A large road project is already underway, and neighbors want MDC to check underground pipes while the road is already torn up for construction

A state agency is stepping in after residents of a Hartford neighborhood raised concerns over their water quality and asked authorities to slow work on a multi-million dollar improvement project on Route 44, known as Albany Avenue, at a neighborhood meeting Thursday.

In November, water began gushing into the basement of an Albany Avenue building owned by Lisa Vivian.

“It was as high as four feet at one time. The plumbers and contractors were working and constantly pumping the water out for days,” she said.

Vivian told NBC Connecticut the water kept on coming even after the connection to the water main was closed. Eventually, the basement was closed off with standing water still inside, she said. Structural problems followed, forcing her to re-house tenants. Then, months later, she said a contractor gave her startling news.

“He found out there was raw sewage clogged in the water lateral from MDC’s side,” she said.

Vivian was one of dozens of people who attended a neighborhood meeting hosted by the Upper Albany Merchants Association Thursday, calling on the Metropolitan District Commission to replace the water main and connections to homes and businesses along Albany Avenue, while much of the street and sidewalks are already torn up for a multi-million dollar safety and streetscape improvement project spearheaded by the City of Hartford and the Connecticut Department of Transportation.

Their concern is that many of those connections could look like rusted pipe pulled from the ground outside another Albany Avenue business following a leak. Ellsworth Cross, a former MDC employee who now who works as a consultant with community revitalization organization, Upper Albany Main Street Inc., spoke out, saying community confidence in the water being used to prepare food, wash hands, and for drinking, was low.

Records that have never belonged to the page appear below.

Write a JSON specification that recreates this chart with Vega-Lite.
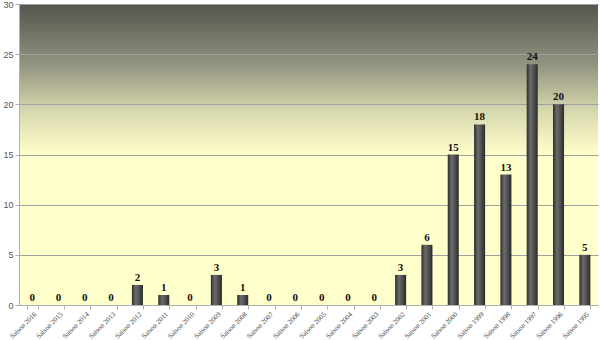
{
  "$schema": "https://vega.github.io/schema/vega-lite/v6.json",
  "width": 600,
  "height": 340,
  "autosize": {"type": "fit", "contains": "padding"},
  "padding": {"left": 2, "top": 0, "right": 2, "bottom": 0},
  "background": "#ffffff",
  "config": {
    "view": {
      "stroke": null,
      "fill": {
        "gradient": "linear", "x1": 0, "y1": 0, "x2": 0, "y2": 1,
        "stops": [
          {"offset": 0, "color": "#54554d"},
          {"offset": 0.2, "color": "#92937f"},
          {"offset": 0.36, "color": "#d9d9b0"},
          {"offset": 0.5, "color": "#ffffcc"},
          {"offset": 1, "color": "#ffffcc"}
        ]
      }
    }
  },
  "data": {
    "values": [
      {"saison": "Saison 2016", "n": 0},
      {"saison": "Saison 2015", "n": 0},
      {"saison": "Saison 2014", "n": 0},
      {"saison": "Saison 2013", "n": 0},
      {"saison": "Saison 2012", "n": 2},
      {"saison": "Saison 2011", "n": 1},
      {"saison": "Saison 2010", "n": 0},
      {"saison": "Saison 2009", "n": 3},
      {"saison": "Saison 2008", "n": 1},
      {"saison": "Saison 2007", "n": 0},
      {"saison": "Saison 2006", "n": 0},
      {"saison": "Saison 2005", "n": 0},
      {"saison": "Saison 2004", "n": 0},
      {"saison": "Saison 2003", "n": 0},
      {"saison": "Saison 2002", "n": 3},
      {"saison": "Saison 2001", "n": 6},
      {"saison": "Saison 2000", "n": 15},
      {"saison": "Saison 1999", "n": 18},
      {"saison": "Saison 1998", "n": 13},
      {"saison": "Saison 1997", "n": 24},
      {"saison": "Saison 1996", "n": 20},
      {"saison": "Saison 1995", "n": 5}
    ]
  },
  "encoding": {
    "x": {
      "field": "saison", "type": "nominal", "sort": null,
      "scale": {"paddingInner": 0.58, "paddingOuter": 0.29},
      "axis": {
        "title": null, "labelAngle": -45, "labelFont": "Liberation Serif",
        "labelFontSize": 7, "labelColor": "#444444", "labelAlign": "right",
        "labelBaseline": "top", "labelPadding": 1,
        "domain": true, "domainColor": "#b0b0b0", "tickColor": "#b0b0b0",
        "tickSize": 4, "tickBand": "extent", "grid": false
      }
    },
    "y": {
      "field": "n", "type": "quantitative",
      "scale": {"domain": [0, 30], "nice": false},
      "axis": {
        "title": null, "values": [0, 5, 10, 15, 20, 25, 30],
        "labelFont": "Liberation Sans", "labelFontSize": 9, "labelColor": "#555555",
        "domainColor": "#b0b0b0", "tickColor": "#b0b0b0", "tickSize": 4,
        "gridColor": "#a0a0a0", "gridOpacity": 1, "gridWidth": 1, "labelPadding": 2
      }
    }
  },
  "layer": [
    {
      "mark": {
        "type": "bar",
        "fill": {
          "gradient": "linear", "x1": 0, "y1": 0, "x2": 1, "y2": 0,
          "stops": [
            {"offset": 0, "color": "#2e2e2e"},
            {"offset": 0.35, "color": "#6b6b6b"},
            {"offset": 0.6, "color": "#555555"},
            {"offset": 1, "color": "#2a2a2a"}
          ]
        }
      }
    },
    {
      "mark": {
        "type": "text", "dy": -7, "font": "Liberation Serif",
        "fontWeight": "bold", "fontSize": 11, "fill": "#111111"
      },
      "encoding": {"text": {"field": "n", "type": "quantitative"}}
    }
  ]
}
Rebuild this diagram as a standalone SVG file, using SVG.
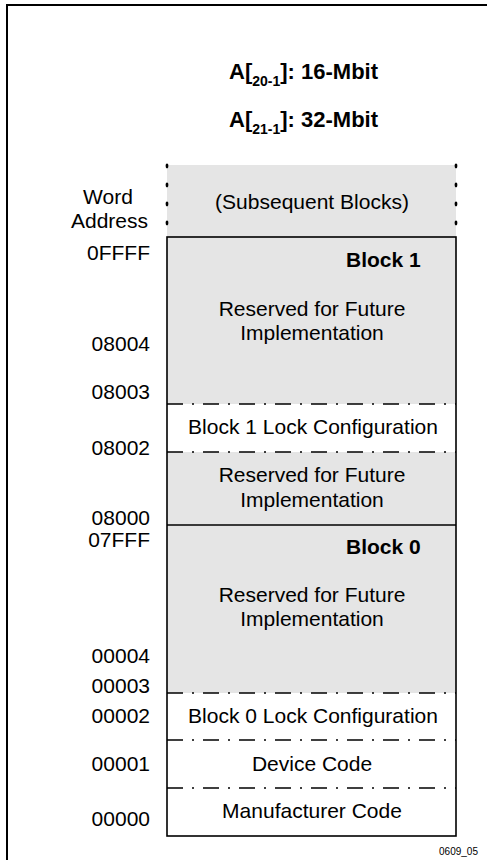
<svg xmlns="http://www.w3.org/2000/svg" width="487" height="860" viewBox="0 0 487 860">
<style>
text{font-family:"Liberation Sans",Arial,sans-serif;fill:#000}
.t{font-size:21px}
.c{text-anchor:middle}
.r{text-anchor:end}
.b{font-weight:bold}
.gray{fill:#e5e5e5;stroke:none}
.white{fill:#fff;stroke:none}
.solid{stroke:#000;stroke-width:1.6;fill:none}
.dash{stroke:#000;stroke-width:1.6;fill:none;stroke-dasharray:16 9 2 9}
.dot{fill:#000}
</style>
<rect width="487" height="860" fill="#fff"/>
<path d="M7,862 V5 H489" fill="none" stroke="#000" stroke-width="2"/>

<g id="title">
  <text class="b" font-size="22" x="229" y="79">A[<tspan font-size="14" dy="7">20-1</tspan><tspan dy="-7">]: 16-Mbit</tspan></text>
  <text class="b" font-size="22" x="229" y="127">A[<tspan font-size="14" dy="7">21-1</tspan><tspan dy="-7">]: 32-Mbit</tspan></text>
</g>

<g id="subsequent-blocks">
  <rect class="gray" x="167" y="165" width="289" height="72"/>
  <ellipse class="dot" cx="167" cy="166" rx="1.4" ry="2.4"/>
  <ellipse class="dot" cx="167" cy="185" rx="1.4" ry="2.4"/>
  <ellipse class="dot" cx="167" cy="204" rx="1.4" ry="2.4"/>
  <ellipse class="dot" cx="167" cy="223" rx="1.4" ry="2.4"/>
  <ellipse class="dot" cx="456" cy="166" rx="1.4" ry="2.4"/>
  <ellipse class="dot" cx="456" cy="185" rx="1.4" ry="2.4"/>
  <ellipse class="dot" cx="456" cy="204" rx="1.4" ry="2.4"/>
  <ellipse class="dot" cx="456" cy="223" rx="1.4" ry="2.4"/>
  <text class="t c" x="312" y="209">(Subsequent Blocks)</text>
</g>

<g id="block1-reserved-upper">
  <rect class="gray" x="167" y="237" width="289" height="167"/>
  <text class="t b" x="346" y="267">Block 1</text>
  <text class="t c" x="312" y="316">Reserved for Future</text>
  <text class="t c" x="312" y="340">Implementation</text>
</g>

<g id="block1-lock">
  <rect class="white" x="167" y="404" width="289" height="48"/>
  <text class="t c" x="313" y="434">Block 1 Lock Configuration</text>
</g>

<g id="block1-reserved-lower">
  <rect class="gray" x="167" y="452" width="289" height="73"/>
  <text class="t c" x="312" y="482">Reserved for Future</text>
  <text class="t c" x="312" y="507">Implementation</text>
</g>

<g id="block0-reserved">
  <rect class="gray" x="167" y="525" width="289" height="168"/>
  <text class="t b" x="346" y="554">Block 0</text>
  <text class="t c" x="312" y="602">Reserved for Future</text>
  <text class="t c" x="312" y="626">Implementation</text>
</g>

<g id="block0-lock">
  <rect class="white" x="167" y="693" width="289" height="47"/>
  <text class="t c" x="313" y="723">Block 0 Lock Configuration</text>
</g>

<g id="device-code">
  <rect class="white" x="167" y="740" width="289" height="48"/>
  <text class="t c" x="312" y="771">Device Code</text>
</g>

<g id="manufacturer-code">
  <rect class="white" x="167" y="788" width="289" height="48"/>
  <text class="t c" x="312" y="818">Manufacturer Code</text>
</g>

<g id="connectors">
  <rect class="solid" x="167" y="237" width="289" height="599"/>
  <line class="solid" x1="167" y1="525" x2="456" y2="525"/>
  <line class="dash" x1="167" y1="404" x2="456" y2="404"/>
  <line class="dash" x1="167" y1="452" x2="456" y2="452"/>
  <line class="dash" x1="167" y1="693" x2="456" y2="693"/>
  <line class="dash" x1="167" y1="740" x2="456" y2="740"/>
  <line class="dash" x1="167" y1="788" x2="456" y2="788"/>
</g>

<g id="addresses">
  <text class="t c" x="108" y="204">Word</text>
  <text class="t r" x="148" y="228">Address</text>
  <text class="t r" x="150" y="260">0FFFF</text>
  <text class="t r" x="150" y="351">08004</text>
  <text class="t r" x="150" y="399">08003</text>
  <text class="t r" x="150" y="455">08002</text>
  <text class="t r" x="150" y="525">08000</text>
  <text class="t r" x="150" y="547">07FFF</text>
  <text class="t r" x="150" y="663">00004</text>
  <text class="t r" x="150" y="693">00003</text>
  <text class="t r" x="150" y="723">00002</text>
  <text class="t r" x="150" y="771">00001</text>
  <text class="t r" x="150" y="826">00000</text>
</g>

<text x="478" y="855" font-size="10" text-anchor="end">0609_05</text>
</svg>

Merchants here today are saying I’m not going to buy food from Albany Avenue,” he said.

MDC’s Chief Executive Officer Scott Jellison attended the meeting to respond to these concerns. He said the water main on Albany Avenue does not need to be replaced until at least the late 2030s, and that MDC has already done the work of relining almost every connection on the street up until the point where they reach private property. That line is one he said the utility cannot cross.

“We do not pay for private property work. This is not our responsibility,” he said.

The outcry is now prompting the state Department of Public Health to step in. Linda Ferraro, a Public Health Services manager with the DPH, said the department will investigate tap water quality along Albany Avenue and to inquire about funding for improvements.

“We will look into this further, so you have our assurance that we will participate,” she said.

The MDC told Vivian during the meeting that they would investigate her situation.

“I’m a little relieved that they’re finally going to come out and take a look at the problem,” she said, “but it may be a little late, if you look at the condition of the building.”

The MDC also agreed to provide records they have to help property owners identify the age of their connections.

The MDC does provide a free tap water testing service for customers.